A woman has been detained in Tenerife, accused of trying to murder her son after she threw him into the sea three times during a whale and dolphin excursion off the coast of Adeje, whilst shouting in English: "I do not want to live, I do not want my son to live."
The unnamed woman, who has a Mali passport, will be tried at Court in Santa Cruz next week, and the Prosecutor's Office is requesting 12 years of internment in a psychiatric centre considering that at that time she was suffering from a psychotic breakdown that affected her ability to act in a reasonable way.
According to witnesses and the crew of the pleasure boat, the woman went to the bow of the boat with her young son and threw him overboard into the water when they were out at sea.

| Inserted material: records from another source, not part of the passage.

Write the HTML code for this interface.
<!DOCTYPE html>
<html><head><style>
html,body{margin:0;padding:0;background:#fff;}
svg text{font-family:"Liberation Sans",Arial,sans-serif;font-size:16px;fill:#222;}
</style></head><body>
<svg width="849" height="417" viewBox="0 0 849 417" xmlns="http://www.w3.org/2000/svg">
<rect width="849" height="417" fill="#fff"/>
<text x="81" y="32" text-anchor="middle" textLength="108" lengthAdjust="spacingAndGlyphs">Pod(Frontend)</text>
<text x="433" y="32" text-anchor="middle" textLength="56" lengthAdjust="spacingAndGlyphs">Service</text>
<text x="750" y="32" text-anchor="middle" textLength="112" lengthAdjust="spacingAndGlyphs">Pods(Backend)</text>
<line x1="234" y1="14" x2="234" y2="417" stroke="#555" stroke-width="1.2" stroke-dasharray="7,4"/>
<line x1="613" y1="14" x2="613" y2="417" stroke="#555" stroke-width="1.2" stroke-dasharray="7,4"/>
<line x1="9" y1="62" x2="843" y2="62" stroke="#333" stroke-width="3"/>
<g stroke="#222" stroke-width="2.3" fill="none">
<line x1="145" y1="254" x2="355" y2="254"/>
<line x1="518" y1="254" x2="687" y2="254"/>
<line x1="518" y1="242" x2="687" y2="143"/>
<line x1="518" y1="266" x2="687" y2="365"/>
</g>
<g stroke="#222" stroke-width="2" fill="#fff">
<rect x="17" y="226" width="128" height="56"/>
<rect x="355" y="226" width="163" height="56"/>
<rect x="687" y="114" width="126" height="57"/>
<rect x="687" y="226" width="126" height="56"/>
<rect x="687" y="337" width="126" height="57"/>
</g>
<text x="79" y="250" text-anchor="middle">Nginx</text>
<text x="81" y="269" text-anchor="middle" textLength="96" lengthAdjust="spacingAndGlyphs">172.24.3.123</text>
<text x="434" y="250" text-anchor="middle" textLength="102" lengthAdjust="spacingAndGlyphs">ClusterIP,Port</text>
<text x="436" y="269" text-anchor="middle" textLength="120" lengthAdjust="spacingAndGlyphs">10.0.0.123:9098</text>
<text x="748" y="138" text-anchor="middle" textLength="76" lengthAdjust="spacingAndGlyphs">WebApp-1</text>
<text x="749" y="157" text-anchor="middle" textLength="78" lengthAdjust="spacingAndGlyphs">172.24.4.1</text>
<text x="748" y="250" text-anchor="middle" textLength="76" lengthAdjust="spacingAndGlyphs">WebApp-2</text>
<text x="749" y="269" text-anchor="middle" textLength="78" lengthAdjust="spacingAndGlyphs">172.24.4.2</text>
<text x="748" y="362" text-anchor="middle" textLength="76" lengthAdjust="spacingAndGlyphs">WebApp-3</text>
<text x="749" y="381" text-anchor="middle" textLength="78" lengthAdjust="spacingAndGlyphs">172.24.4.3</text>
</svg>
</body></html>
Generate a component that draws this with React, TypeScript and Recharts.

One of the passengers rescued the child, thinking that was an accident, and handed him back to his mother.
But shortly after she approached the stern of the boat and threw herself into the sea with him in her arms, this time trying to drown him by holding his head under the water.
Fortunately, thanks to the intervention of the captain and a passenger who jumped into the water, they managed to snatch the boy from his mother's hands and get him safely onto the boat.
Meanwhile, the woman got back onto the boat shouting in English: "I do not want to live, I do not want my son to live," and grabbed her son from the passengers looking after him and jumped into the water with him again.
Following this, more passengers got involved and got the boy from the water, and others restrained the mother while the boat headed back to the port of Puerto Colon, where the police were waiting to question and detain the woman, whilst the young boy was taken into custody by social services.
The Public Prosecutor considers it proven that at that time the woman suffered a mental disorder that consisted of a “psychotic episode with delusional ideas, hallucinations, altered reality judgment, and obsessive thoughts that completely affected her ability to reason and act.”
For these reasons, they opted to commit the defendant to a psychiatric centre instead of prison.